I was born in Anatkasy, a village in the Komsomolsk district, Chuvash Republic, as the son of a farmer and a veterinarian. I grew up in the post-war years when there were food shortages. My two brothers and I helped our parents a lot. We worked at the collective farm, helped at home, and gathered firewood. Life was not easy.
Our family kept a milk cow but we almost never drank milk – it had to be sold so the family could afford to buy the things we needed. Our mother only treated us to a big mug of milk on major holidays.
After finishing school I studied at the agricultural college and became a technician-mechanic. Soon I was called up for service in the Soviet army. I served in the frontier (border) guards in the Russian Far East. There I started to smoke and for more than 30 years I couldn’t give up this harmful habit.
After the army I worked at a collective farm as a tractor-driver. Even now I have a passion for technology and engineering: sometimes I repair my neighbor's car or my grandson’s moped. I got married at the age of 30, and now have two sons and grandchildren. I built my own house, chopped down a great many trees in the forest and harvested a lot of wood. In short, I did a great amount of hard physical work in my life and yet everything seemed fine.

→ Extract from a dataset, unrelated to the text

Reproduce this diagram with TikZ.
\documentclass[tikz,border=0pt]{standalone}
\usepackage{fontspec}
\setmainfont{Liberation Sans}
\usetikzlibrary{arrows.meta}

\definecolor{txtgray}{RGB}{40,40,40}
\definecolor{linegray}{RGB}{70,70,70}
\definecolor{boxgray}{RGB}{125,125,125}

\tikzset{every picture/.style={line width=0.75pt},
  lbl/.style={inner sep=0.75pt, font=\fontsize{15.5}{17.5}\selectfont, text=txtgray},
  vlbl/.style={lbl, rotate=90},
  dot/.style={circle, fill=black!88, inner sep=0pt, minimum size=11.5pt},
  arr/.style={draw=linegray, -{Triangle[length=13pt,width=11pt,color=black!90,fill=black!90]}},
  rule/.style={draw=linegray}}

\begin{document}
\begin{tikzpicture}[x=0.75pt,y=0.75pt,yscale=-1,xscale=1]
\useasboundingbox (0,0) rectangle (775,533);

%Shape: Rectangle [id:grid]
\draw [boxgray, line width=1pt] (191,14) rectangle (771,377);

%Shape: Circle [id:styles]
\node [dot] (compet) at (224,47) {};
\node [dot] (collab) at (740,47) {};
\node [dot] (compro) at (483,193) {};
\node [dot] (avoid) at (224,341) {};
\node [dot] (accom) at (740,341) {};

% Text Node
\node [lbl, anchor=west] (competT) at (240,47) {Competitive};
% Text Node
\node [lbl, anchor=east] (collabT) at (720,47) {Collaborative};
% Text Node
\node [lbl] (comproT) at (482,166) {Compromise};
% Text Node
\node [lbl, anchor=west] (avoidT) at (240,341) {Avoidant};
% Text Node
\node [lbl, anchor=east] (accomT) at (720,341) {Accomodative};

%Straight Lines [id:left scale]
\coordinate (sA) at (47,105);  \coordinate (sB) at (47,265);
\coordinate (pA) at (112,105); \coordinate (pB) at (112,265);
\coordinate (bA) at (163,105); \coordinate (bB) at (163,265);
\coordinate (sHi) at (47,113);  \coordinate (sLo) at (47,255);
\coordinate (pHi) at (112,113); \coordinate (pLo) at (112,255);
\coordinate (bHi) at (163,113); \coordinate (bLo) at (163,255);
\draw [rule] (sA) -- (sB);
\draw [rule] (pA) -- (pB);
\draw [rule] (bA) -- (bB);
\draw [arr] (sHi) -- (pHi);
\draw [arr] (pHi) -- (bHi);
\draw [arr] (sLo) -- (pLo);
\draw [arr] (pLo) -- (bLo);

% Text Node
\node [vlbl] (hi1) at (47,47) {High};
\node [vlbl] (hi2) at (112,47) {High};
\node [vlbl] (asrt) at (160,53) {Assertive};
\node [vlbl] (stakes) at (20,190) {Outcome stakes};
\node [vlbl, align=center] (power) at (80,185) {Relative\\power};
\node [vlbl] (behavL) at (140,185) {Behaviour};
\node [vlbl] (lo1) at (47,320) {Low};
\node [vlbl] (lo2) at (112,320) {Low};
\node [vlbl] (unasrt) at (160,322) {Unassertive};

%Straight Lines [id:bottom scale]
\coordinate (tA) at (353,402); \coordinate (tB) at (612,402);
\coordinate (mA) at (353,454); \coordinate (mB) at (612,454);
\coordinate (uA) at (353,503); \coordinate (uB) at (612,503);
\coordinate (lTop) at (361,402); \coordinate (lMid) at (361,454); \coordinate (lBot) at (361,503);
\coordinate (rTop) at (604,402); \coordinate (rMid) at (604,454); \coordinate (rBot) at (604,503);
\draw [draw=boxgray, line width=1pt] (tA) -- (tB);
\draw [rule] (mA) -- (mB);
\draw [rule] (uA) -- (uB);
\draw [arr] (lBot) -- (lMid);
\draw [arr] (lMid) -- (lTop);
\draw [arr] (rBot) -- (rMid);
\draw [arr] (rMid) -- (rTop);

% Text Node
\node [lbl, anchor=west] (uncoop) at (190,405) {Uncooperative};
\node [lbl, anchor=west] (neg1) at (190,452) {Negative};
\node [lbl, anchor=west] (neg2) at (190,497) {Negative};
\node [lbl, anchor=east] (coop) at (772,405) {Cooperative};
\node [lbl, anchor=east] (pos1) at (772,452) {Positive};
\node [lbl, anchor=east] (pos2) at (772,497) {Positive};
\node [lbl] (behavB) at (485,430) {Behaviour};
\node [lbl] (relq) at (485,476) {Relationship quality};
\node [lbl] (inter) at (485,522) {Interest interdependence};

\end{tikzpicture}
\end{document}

In the nineties, when collective farms fell apart, I had to work at construction sites as a carpenter, bricklayer or laborer. I think that’s where I may have ruined my health.
One day I fell and then found that I couldn’t stand up. I was brought to the hospital emergency room. Doctors diagnosed fractured vertebrae. For two months I was unable to either sit or walk, experiencing severe pain at the slightest movement. At that point I thought of my mother, who at age 80 had broken her hip after a fall. Not long afterwards she passed away, as my father had earlier.

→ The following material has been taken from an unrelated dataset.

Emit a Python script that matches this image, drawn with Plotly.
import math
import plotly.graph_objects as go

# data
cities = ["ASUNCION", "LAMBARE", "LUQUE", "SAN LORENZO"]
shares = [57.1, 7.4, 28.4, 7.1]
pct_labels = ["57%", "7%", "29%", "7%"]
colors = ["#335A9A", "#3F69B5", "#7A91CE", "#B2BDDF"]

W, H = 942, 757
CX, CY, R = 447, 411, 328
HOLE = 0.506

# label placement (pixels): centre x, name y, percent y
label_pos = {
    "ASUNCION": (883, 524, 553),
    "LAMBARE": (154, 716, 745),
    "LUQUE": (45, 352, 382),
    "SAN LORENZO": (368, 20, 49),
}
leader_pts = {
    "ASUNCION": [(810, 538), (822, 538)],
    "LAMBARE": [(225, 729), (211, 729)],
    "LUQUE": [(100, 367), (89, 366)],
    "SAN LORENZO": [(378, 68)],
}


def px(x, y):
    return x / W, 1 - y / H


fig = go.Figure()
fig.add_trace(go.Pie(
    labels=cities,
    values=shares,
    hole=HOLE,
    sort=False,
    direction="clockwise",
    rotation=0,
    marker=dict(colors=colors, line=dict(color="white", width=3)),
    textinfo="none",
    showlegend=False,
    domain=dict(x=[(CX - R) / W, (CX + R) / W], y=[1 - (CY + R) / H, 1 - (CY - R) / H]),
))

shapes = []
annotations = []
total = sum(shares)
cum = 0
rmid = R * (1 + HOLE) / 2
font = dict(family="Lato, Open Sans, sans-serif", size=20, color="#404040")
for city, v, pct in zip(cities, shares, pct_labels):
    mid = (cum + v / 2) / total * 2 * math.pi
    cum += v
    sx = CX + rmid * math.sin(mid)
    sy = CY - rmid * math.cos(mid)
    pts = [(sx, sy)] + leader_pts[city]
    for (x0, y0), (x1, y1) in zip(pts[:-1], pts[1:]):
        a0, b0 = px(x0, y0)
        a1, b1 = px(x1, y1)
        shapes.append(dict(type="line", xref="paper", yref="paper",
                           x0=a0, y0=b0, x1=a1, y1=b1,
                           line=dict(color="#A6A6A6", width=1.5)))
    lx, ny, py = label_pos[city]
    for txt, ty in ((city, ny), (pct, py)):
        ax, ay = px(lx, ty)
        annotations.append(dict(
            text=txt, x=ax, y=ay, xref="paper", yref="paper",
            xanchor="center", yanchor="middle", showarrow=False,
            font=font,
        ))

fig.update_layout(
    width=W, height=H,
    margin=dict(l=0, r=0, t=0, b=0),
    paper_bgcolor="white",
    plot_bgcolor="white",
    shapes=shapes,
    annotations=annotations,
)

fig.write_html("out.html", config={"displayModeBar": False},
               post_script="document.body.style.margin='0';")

I was fortunate to be moved to the Center of Traumatology, Orthopedics and Joint Endoprosthesis in Cheboksary, where doctors operated on me. They injected cement in two vertebrae and inserted metal structures in order to reinforce my spine. In the hospital the doctors checked my bones and found that they are very fragile. A lot of tests were done and the outcome was sobering: although I am only 57 years old my bones look as if I were 80. This is likely due to smoking, little consumption of dairy products, and ‘bad heredity’, i.e. a family history of osteoporosis.
I was told to eat healthy foods and taught a variety of targeted physical exercises. I had to quit smoking. I was also banned from lifting weights and was prescribed special medications.
Three months have passed since the operation and I now feel well and can walk on my own. I still wear a corset. Pain decreased significantly and I can help my wife take care of the turkeys and chickens. I regret that it is still difficult to put the cattle to pasture. So far it’s hard to drive a car too. The problem is in sitting for long periods of time. I believe that, with my doctors help, I’ll achieve a positive result. Starting in September I am going to attend a ‘School of Health’ which will help me learn how to maintain my bone health.
I am grateful to my doctors who took good care of me. Above all, it is important to believe in recovery!